В дни празднеств она сменяла жертвенное отречение от «земных соблазнов» на неудержимое
веселье – стихийное проявление силы и здоровья.
Победой считала перенесённую
беду. Готовая всё выдержать во имя любви и долга, женщина не была рабой ни мужа, ни своих страстей.
Средневековая словесность, весьма скупая на похвалы женщинам, оставила целую вереницу их прекрасных образов: Ярославна из «Слова о полку Игореве», мудрая дева Феврония из «Повести о Петре и Февронии Муромских» или «долготерпящая» Марковна, жена протопопа Аввакума, до самой смерти нёсшая мытарства и гонения за древлеправославие. Особая по духу женская святость сочетала стойкую веру с мудростью, любовью к «Божьему миру» и его красоте. Эти черты народное сознание перенесло на былинно-сказочные образы Елены и Василисы «Премудрых», сверхъестественные способности помогали им вершить справедливость и милосердие, давать «вещие» советы, с помощью «волшебства» врачевать и воскрешать к жизни, властвовать над природой и злыми силами.

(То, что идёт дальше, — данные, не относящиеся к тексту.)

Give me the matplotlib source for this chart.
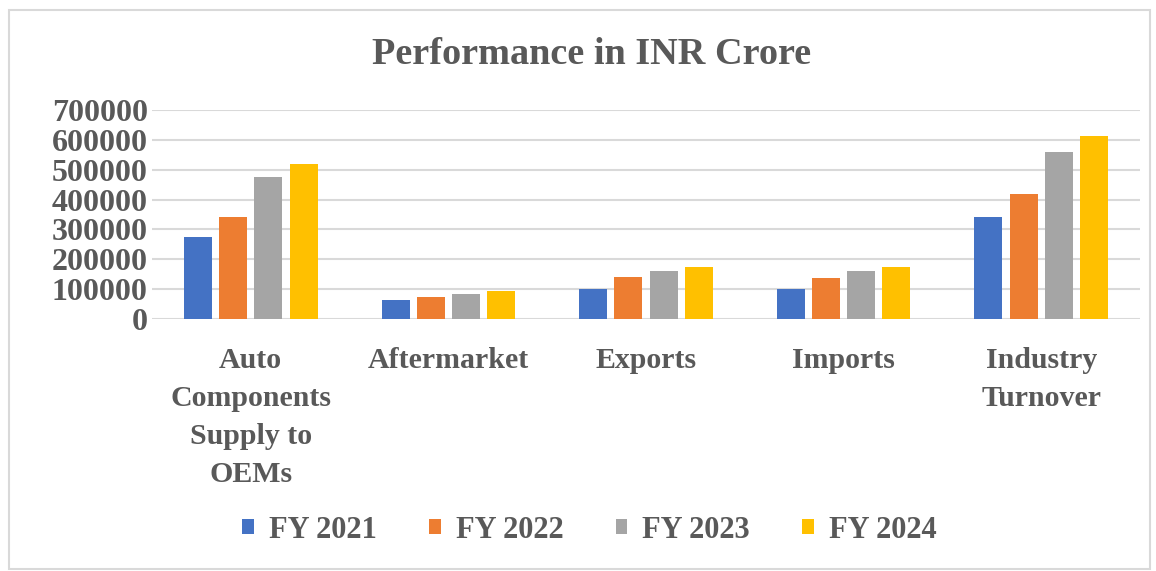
import numpy as np
import matplotlib
matplotlib.use("Agg")
import matplotlib.pyplot as plt
from matplotlib.patches import Rectangle

categories = ["Auto\nComponents\nSupply to\nOEMs", "Aftermarket", "Exports", "Imports", "Industry\nTurnover"]
series = ["FY 2021", "FY 2022", "FY 2023", "FY 2024"]
fy2021 = [276000, 65000, 101000, 101000, 340000]
fy2022 = [340000, 74000, 141000, 136000, 420000]
fy2023 = [476000, 85000, 160000, 160000, 560000]
fy2024 = [518000, 93000, 174000, 175000, 614000]
colors = ["#4472c4", "#ed7d31", "#a5a5a5", "#ffc000"]

text_color = "#595959"
grid_color = "#d9d9d9"
plt.rcParams["font.family"] = ["Liberation Serif", "DejaVu Serif"]
plt.rcParams["font.weight"] = "bold"

fig = plt.figure(figsize=(11.56, 5.71), dpi=100)
fig.patches.append(Rectangle((9 / 1156, 2 / 571), 1141 / 1156, 559 / 571,
                             transform=fig.transFigure, fill=False,
                             edgecolor=grid_color, linewidth=1.5))
ax = fig.add_axes([152 / 1156, 1 - 319 / 571, 988 / 1156, 209 / 571])

x = np.arange(len(categories))
width = 0.142
step = 0.178
for i, (vals, name) in enumerate(zip([fy2021, fy2022, fy2023, fy2024], series)):
    ax.bar(x + (i - 1.5) * step, vals, width=width, color=colors[i], label=name, zorder=3)

ax.set_xlim(-0.5, len(categories) - 0.5)
ax.set_ylim(0, 700000)
ax.set_yticks(np.arange(0, 700001, 100000))
ax.set_yticklabels([str(v) for v in range(0, 700001, 100000)])
ax.grid(axis="y", color=grid_color, linewidth=1.5, zorder=0)
for s in ax.spines.values():
    s.set_visible(False)
ax.tick_params(length=0)
ax.tick_params(axis="y", labelsize=23, labelcolor=text_color, pad=3)
ax.set_xticks(x)
ax.set_xticklabels(categories, fontsize=21.5, color=text_color, linespacing=1.52)
ax.tick_params(axis="x", pad=20)

fig.text(0.512, 1 - 55 / 571, "Performance in INR Crore", ha="center", va="center",
         fontsize=27.5, color=text_color, fontweight="bold")

leg = fig.legend(loc="center", bbox_to_anchor=(0.51, 1 - 530 / 571), ncol=4,
                 frameon=False, fontsize=22, handlelength=0.38, handleheight=0.38,
                 handletextpad=0.5, columnspacing=1.7)
for t in leg.get_texts():
    t.set_color(text_color)

fig.savefig("out.png", dpi=100, facecolor="white")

В Средние века единая древнерусская культура стала распадаться на письменно-книжную, из которой женщина упорно изгонялась, и устную, народную, где всё меньше оставалось мужчин. Её приверженцы были вынуждены укрываться от неуёмных обличителей «язычества» в бесписьменных, считавшихся «низовыми» областях, в мире женских и детских голосов, праотеческих обычаев, красок природы. Женщины сохраняли древние сказания и колыбельные песни, молитвы и заговоры, игры и загадки, былины и старинные распевы. Под их искусными руками возникали браные скатерти и жемчужные кружева, златошвейные ризы церковной знати, тончайшие пелены и вышитые иконы. Найденные в десятке средневековых поселений берестяные письма говорят о грамотности многих горожанок XI–XV веков. Общее число «женских» посланий составляет около десятой части всех берестяных грамот, и именно они «отличаются повышенной эмоциональностью, особой яркостью языка».[636] В любовном письме на бересте неизвестная новгородка XI века признавалась: «Я посылала к тебе трижды /…/. Что за зло ты против меня имеешь, что в эту неделю ко мне не приходил? А я к тебе относилась как к брату! Неужели я тебя задела тем, что посылала к тебе? А тебе, я вижу, не любо. Если бы тебе было любо, то ты бы вырвался из-под [людских] глаз и пришёл /…/. Буде даже я тебя по своему неразумению задела, если ты начнёшь надо мной насмехаться, то судит [тебя] Бог и моя худость».[637] Эта далекая предшественница пушкинской Татьяны разрушает множество предрассудков в отношении женщины русской древности, свидетельствует о её достоинстве и свободе.